How to Store Bow Ties
Bow ties are certainly a style of their own and require a certain degree of confidence to wear. Paired with the right outfit, however, they look fantastic.
Bow ties don't necessarily need their own storage method, but their reduced size, awkward shape, and tying complexity do change things slightly.
Let's be very clear about one thing: Bow ties aren't easy to tie, but you should never wear a clip-on or any other style that doesn't require tying. Imposters are obvious, and they negate the touch of class that a bow tie can create.
It's unlikely that you'll be able to slip a bow tie off without untying it, but in the off chance that you can, never store a bow tie in a knot. It will undoubtedly wrinkle, and you'll never be able to tie it exactly the same way twice.
Bow ties hang on racks just fine, but some racks work better than others. If stored on a sliding rack, they can fall off while sliding in and out.

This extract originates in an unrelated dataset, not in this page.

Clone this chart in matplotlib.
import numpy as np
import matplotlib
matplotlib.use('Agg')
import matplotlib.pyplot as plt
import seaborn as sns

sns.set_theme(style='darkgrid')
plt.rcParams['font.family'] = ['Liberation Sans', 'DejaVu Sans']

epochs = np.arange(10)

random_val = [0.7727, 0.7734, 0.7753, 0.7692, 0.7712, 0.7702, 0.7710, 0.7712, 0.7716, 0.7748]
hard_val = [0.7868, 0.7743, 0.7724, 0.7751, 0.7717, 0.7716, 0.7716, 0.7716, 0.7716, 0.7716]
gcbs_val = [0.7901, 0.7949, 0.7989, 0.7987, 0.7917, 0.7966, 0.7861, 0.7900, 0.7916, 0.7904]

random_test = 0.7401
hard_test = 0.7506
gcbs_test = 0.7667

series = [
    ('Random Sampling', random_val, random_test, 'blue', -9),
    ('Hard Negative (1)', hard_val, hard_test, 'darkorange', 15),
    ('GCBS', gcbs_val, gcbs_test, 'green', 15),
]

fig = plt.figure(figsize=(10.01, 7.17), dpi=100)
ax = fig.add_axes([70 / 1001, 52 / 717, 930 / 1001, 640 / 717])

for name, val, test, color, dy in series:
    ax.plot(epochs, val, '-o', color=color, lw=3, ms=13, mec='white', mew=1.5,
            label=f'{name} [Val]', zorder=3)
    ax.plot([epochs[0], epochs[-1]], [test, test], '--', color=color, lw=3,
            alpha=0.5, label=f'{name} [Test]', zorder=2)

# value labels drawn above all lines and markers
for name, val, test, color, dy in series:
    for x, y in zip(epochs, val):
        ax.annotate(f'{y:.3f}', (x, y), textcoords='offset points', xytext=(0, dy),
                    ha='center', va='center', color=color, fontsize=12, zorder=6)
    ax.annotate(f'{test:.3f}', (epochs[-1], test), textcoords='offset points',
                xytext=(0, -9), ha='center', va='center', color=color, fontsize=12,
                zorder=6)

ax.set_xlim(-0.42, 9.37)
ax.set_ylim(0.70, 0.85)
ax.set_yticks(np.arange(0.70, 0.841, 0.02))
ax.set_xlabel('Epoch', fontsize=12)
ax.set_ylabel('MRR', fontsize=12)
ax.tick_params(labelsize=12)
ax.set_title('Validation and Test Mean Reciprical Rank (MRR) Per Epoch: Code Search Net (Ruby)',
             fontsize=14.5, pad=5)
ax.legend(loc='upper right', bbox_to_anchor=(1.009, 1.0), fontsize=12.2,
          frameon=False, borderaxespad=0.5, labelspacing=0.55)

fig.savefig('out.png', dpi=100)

Also, if you hang bow ties on a rack with dowels or pins, you're likely to knock them down when removing longer ties. The best practice is to move bow ties to one side of your tie rack and longer neckties to the other.
While their size seems more manageable, don't be tempted to roll a bow tie from one end to the other. You should still fold them in half first. Rolling from one side to the other means you'll curl one end of the tie too tightly, and that will result in a sloppy mess that impresses no one.
Final Thoughts on Necktie Storage
Treat your neckties as the investment they are. An excellent necktie, made from high-quality materials, can last years, and there's no telling how many impressions they'll make along the way.
Storing your neck or bow ties properly will help you make the best possible impression that you can. It also helps to ensure that people are noticing you for the right reasons.